Reproduce the listing below exactly, beginning with its first line and ending with the line that holds "(sekil) at (392,773)"; pictures are not part of the copy.

=====

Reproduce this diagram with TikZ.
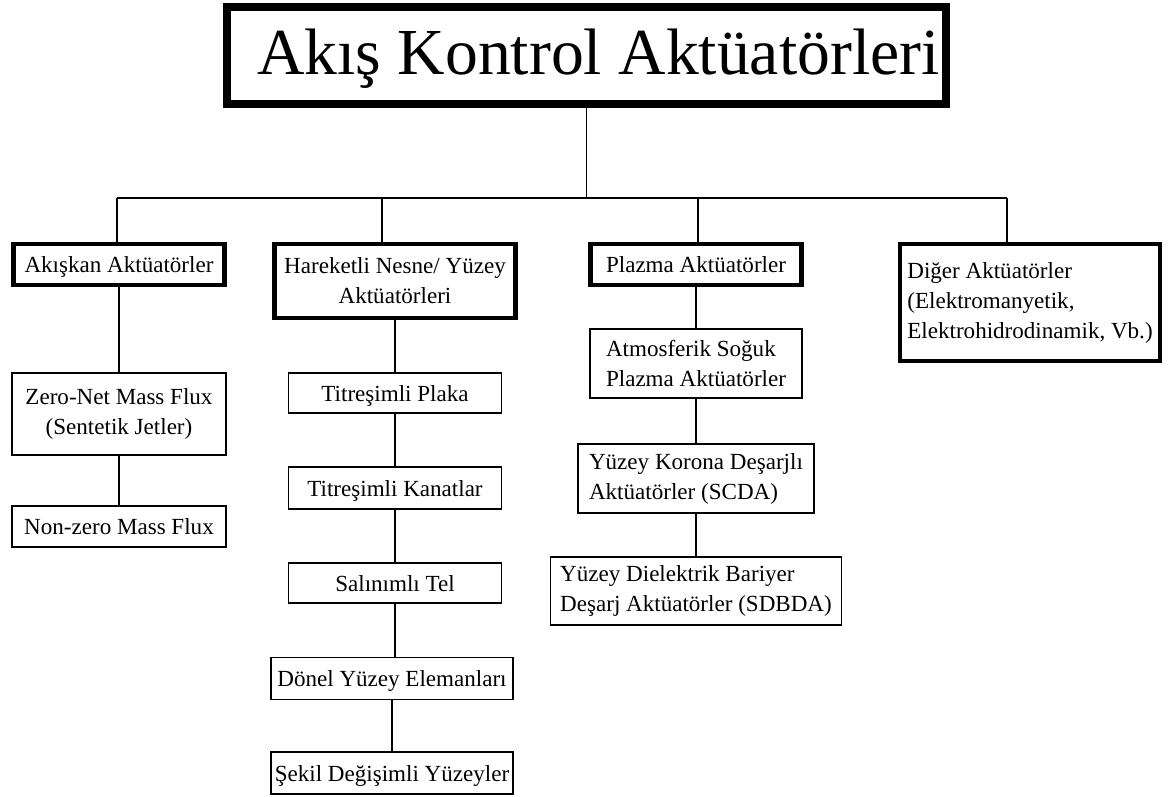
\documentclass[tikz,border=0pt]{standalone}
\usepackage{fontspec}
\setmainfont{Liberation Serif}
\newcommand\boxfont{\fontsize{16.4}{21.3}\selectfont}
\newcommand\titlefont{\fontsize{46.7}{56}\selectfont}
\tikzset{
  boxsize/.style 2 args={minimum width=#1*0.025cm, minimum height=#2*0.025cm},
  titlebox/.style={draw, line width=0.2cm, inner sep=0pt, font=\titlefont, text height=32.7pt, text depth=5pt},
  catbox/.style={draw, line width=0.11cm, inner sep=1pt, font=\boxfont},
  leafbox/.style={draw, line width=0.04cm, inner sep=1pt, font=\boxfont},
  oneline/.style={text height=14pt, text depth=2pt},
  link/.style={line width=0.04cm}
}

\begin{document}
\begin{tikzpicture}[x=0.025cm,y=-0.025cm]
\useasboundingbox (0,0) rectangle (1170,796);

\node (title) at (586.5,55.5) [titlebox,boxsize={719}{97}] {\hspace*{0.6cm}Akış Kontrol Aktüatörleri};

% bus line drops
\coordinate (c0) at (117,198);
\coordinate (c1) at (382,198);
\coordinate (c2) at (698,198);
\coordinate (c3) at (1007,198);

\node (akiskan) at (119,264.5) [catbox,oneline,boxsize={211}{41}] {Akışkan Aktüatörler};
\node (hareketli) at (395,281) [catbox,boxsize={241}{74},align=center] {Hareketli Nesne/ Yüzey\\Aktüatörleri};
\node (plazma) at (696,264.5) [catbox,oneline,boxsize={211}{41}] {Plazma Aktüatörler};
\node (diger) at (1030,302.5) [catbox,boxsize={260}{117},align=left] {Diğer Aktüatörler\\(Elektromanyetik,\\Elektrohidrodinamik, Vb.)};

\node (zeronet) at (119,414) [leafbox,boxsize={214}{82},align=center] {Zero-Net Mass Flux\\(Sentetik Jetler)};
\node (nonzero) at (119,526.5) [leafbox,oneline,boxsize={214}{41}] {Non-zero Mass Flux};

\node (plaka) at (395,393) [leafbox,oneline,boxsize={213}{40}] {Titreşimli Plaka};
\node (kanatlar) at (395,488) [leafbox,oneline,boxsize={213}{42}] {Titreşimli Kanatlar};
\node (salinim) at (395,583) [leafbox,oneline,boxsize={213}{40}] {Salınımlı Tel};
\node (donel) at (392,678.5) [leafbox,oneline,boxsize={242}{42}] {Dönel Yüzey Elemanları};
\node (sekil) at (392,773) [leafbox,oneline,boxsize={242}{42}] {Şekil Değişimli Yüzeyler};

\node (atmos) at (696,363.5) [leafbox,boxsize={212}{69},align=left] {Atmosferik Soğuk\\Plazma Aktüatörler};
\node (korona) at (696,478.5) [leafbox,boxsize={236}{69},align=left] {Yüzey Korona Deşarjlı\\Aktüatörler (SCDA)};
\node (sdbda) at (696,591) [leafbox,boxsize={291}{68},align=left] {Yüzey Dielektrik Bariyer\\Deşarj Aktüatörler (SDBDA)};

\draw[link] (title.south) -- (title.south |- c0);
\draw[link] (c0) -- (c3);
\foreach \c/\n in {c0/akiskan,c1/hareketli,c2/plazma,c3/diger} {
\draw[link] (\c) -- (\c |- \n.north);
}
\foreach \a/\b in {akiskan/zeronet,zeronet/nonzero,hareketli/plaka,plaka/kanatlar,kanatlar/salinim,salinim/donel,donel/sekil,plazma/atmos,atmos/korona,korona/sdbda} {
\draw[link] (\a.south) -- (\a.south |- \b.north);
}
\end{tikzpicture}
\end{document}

=====

Solution to this task
Reproduce this diagram with TikZ.
\documentclass[tikz,border=0pt]{standalone}
\usepackage{fontspec}
\setmainfont{Liberation Serif}
\newcommand\boxfont{\fontsize{16.4}{21.3}\selectfont}
\newcommand\titlefont{\fontsize{46.7}{56}\selectfont}
\tikzset{
  boxsize/.style 2 args={minimum width=#1*0.025cm, minimum height=#2*0.025cm},
  titlebox/.style={draw, line width=0.2cm, inner sep=0pt, font=\titlefont, text height=32.7pt, text depth=5pt},
  catbox/.style={draw, line width=0.11cm, inner sep=1pt, font=\boxfont},
  leafbox/.style={draw, line width=0.04cm, inner sep=1pt, font=\boxfont},
  oneline/.style={text height=14pt, text depth=2pt},
  link/.style={line width=0.04cm}
}

\begin{document}
\begin{tikzpicture}[x=0.025cm,y=-0.025cm]
\useasboundingbox (0,0) rectangle (1170,796);

\node (title) at (586.5,55.5) [titlebox,boxsize={719}{97}] {\hspace*{0.6cm}Akış Kontrol Aktüatörleri};

% bus line drops
\coordinate (c0) at (117,198);
\coordinate (c1) at (382,198);
\coordinate (c2) at (698,198);
\coordinate (c3) at (1007,198);

\node (akiskan) at (119,264.5) [catbox,oneline,boxsize={211}{41}] {Akışkan Aktüatörler};
\node (hareketli) at (395,281) [catbox,boxsize={241}{74},align=center] {Hareketli Nesne/ Yüzey\\Aktüatörleri};
\node (plazma) at (696,264.5) [catbox,oneline,boxsize={211}{41}] {Plazma Aktüatörler};
\node (diger) at (1030,302.5) [catbox,boxsize={260}{117},align=left] {Diğer Aktüatörler\\(Elektromanyetik,\\Elektrohidrodinamik, Vb.)};

\node (zeronet) at (119,414) [leafbox,boxsize={214}{82},align=center] {Zero-Net Mass Flux\\(Sentetik Jetler)};
\node (nonzero) at (119,526.5) [leafbox,oneline,boxsize={214}{41}] {Non-zero Mass Flux};

\node (plaka) at (395,393) [leafbox,oneline,boxsize={213}{40}] {Titreşimli Plaka};
\node (kanatlar) at (395,488) [leafbox,oneline,boxsize={213}{42}] {Titreşimli Kanatlar};
\node (salinim) at (395,583) [leafbox,oneline,boxsize={213}{40}] {Salınımlı Tel};
\node (donel) at (392,678.5) [leafbox,oneline,boxsize={242}{42}] {Dönel Yüzey Elemanları};
\node (sekil) at (392,773) [leafbox,oneline,boxsize={242}{42}] {Şekil Değişimli Yüzeyler};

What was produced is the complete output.